What the task requires:
Your copy of the material below should match it exactly, except that it holds no pictures.

— BEGIN Given data —

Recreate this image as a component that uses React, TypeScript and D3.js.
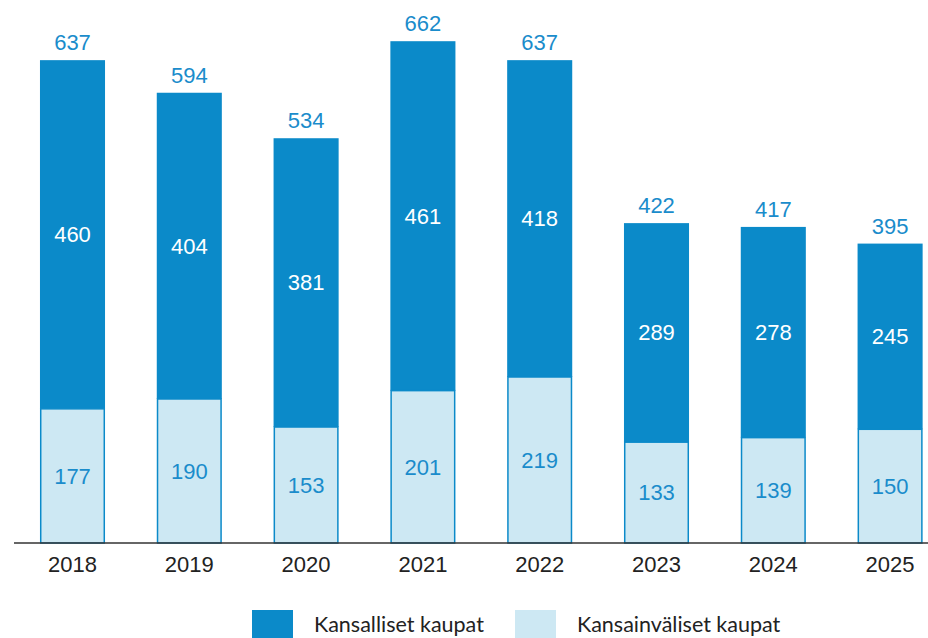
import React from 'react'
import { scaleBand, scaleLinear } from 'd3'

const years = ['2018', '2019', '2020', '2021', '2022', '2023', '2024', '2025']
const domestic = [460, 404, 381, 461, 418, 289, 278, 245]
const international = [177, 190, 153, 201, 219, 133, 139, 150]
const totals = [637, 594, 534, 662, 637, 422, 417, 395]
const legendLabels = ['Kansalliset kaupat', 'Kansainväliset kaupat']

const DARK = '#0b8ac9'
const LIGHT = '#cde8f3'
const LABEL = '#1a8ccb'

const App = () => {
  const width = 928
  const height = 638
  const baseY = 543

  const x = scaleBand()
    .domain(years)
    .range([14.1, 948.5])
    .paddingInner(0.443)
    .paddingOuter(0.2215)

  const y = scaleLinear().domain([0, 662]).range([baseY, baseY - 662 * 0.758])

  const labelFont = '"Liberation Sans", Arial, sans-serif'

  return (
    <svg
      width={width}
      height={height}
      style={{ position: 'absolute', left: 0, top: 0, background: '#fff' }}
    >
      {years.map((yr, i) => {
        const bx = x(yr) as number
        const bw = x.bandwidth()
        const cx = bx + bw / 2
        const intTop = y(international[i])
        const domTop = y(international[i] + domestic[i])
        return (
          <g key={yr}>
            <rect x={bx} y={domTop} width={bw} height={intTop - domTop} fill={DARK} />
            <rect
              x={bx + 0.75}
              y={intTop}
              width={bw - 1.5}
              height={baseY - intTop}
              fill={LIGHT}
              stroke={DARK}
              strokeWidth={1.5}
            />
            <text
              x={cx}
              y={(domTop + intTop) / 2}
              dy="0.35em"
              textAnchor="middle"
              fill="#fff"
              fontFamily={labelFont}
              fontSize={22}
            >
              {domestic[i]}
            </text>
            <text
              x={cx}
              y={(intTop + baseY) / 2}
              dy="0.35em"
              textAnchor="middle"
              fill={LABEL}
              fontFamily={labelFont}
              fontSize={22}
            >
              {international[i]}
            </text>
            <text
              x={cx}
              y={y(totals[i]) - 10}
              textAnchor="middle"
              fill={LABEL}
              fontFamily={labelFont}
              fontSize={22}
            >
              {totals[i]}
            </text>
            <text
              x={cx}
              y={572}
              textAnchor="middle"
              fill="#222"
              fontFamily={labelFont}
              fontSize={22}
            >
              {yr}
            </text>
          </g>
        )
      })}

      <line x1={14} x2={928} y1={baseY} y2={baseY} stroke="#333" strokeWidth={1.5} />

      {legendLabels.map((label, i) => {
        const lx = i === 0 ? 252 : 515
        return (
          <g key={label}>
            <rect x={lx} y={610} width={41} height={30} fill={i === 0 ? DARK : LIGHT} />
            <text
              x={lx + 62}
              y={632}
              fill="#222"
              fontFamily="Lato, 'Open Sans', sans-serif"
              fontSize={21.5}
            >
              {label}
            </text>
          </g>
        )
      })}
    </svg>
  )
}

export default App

— END Given data —

Expected answer:
Recreate this image as a component that uses React, TypeScript and D3.js.
import React from 'react'
import { scaleBand, scaleLinear } from 'd3'

const years = ['2018', '2019', '2020', '2021', '2022', '2023', '2024', '2025']
const domestic = [460, 404, 381, 461, 418, 289, 278, 245]
const international = [177, 190, 153, 201, 219, 133, 139, 150]
const totals = [637, 594, 534, 662, 637, 422, 417, 395]
const legendLabels = ['Kansalliset kaupat', 'Kansainväliset kaupat']

const DARK = '#0b8ac9'
const LIGHT = '#cde8f3'
const LABEL = '#1a8ccb'

const App = () => {
  const width = 928
  const height = 638
  const baseY = 543

  const x = scaleBand()
    .domain(years)
    .range([14.1, 948.5])
    .paddingInner(0.443)
    .paddingOuter(0.2215)

  const y = scaleLinear().domain([0, 662]).range([baseY, baseY - 662 * 0.758])

  const labelFont = '"Liberation Sans", Arial, sans-serif'

  return (
    <svg
      width={width}
      height={height}
      style={{ position: 'absolute', left: 0, top: 0, background: '#fff' }}
    >
      {years.map((yr, i) => {
        const bx = x(yr) as number
        const bw = x.bandwidth()
        const cx = bx + bw / 2
        const intTop = y(international[i])
        const domTop = y(international[i] + domestic[i])
        return (
          <g key={yr}>
            <rect x={bx} y={domTop} width={bw} height={intTop - domTop} fill={DARK} />
            <rect
              x={bx + 0.75}
              y={intTop}
              width={bw - 1.5}
              height={baseY - intTop}
              fill={LIGHT}
              stroke={DARK}
              strokeWidth={1.5}
            />
            <text
              x={cx}
              y={(domTop + intTop) / 2}
              dy="0.35em"
              textAnchor="middle"
              fill="#fff"
              fontFamily={labelFont}
              fontSize={22}
            >
              {domestic[i]}
            </text>
            <text
              x={cx}
              y={(intTop + baseY) / 2}
              dy="0.35em"
              textAnchor="middle"
              fill={LABEL}
              fontFamily={labelFont}
              fontSize={22}
            >
              {international[i]}
            </text>
            <text
              x={cx}
              y={y(totals[i]) - 10}
              textAnchor="middle"
              fill={LABEL}
              fontFamily={labelFont}
              fontSize={22}
            >
              {totals[i]}
            </text>
            <text
              x={cx}
              y={572}
              textAnchor="middle"
              fill="#222"
              fontFamily={labelFont}
              fontSize={22}
            >
              {yr}
            </text>
          </g>
        )
      })}

      <line x1={14} x2={928} y1={baseY} y2={baseY} stroke="#333" strokeWidth={1.5} />

      {legendLabels.map((label, i) => {
        const lx = i === 0 ? 252 : 515
        return (
          <g key={label}>
            <rect x={lx} y={610} width={41} height={30} fill={i === 0 ? DARK : LIGHT} />
            <text
              x={lx + 62}
              y={632}
              fill="#222"
              fontFamily="Lato, 'Open Sans', sans-serif"
              fontSize={21.5}
            >
              {label}
            </text>
          </g>
        )
      })}
    </svg>
  )
}

export default App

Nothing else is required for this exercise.